Museum of Anthropology, UBC, 1976
For an unsurpassed Northwest First Nations material culture collection, Erickson drew inspiration from Haida and Kwakiutl ocean-fronting hewn cedar houses, but abstracted their shapes, then transformed them materially from wood to concrete. This results in a serene and almost balletic progression of concrete portal frames, and receding, rough-textured walls.
Robson Square, 1972-1983
This three-block series of gardens, offices and law courts, and home of the Vancouver Art Gallery is a hybrid of suburban and urban sensibilities. Erickson, in collaboration with landscape architect Cornelia Oberlander, explores as never before the concept of building-as-landscape and landscape-as-building.

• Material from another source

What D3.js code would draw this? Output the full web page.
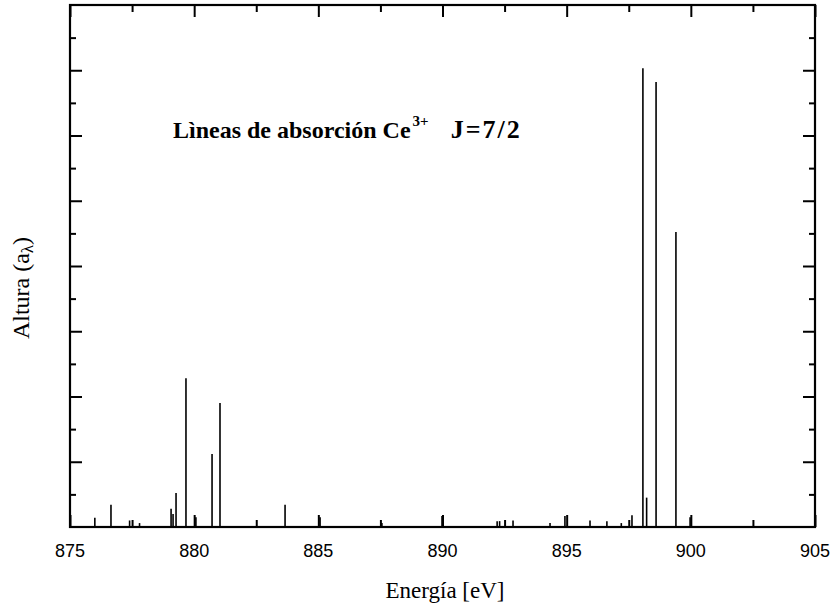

Photo: Ezra Stoller, ESTO and Arthur Erickson Conservancy
Waterfall Building, 2002
The Waterfall Building groups 50 flexible live-or-work units around a U-shaped south-facing courtyard. Employing a variation on Le Corbusier's interlocking Unit d'habitation cross-section, each studio enjoys exposure to light and breezes on both sides, and the building uses heat recovered from a computer 'server farm' in the basement.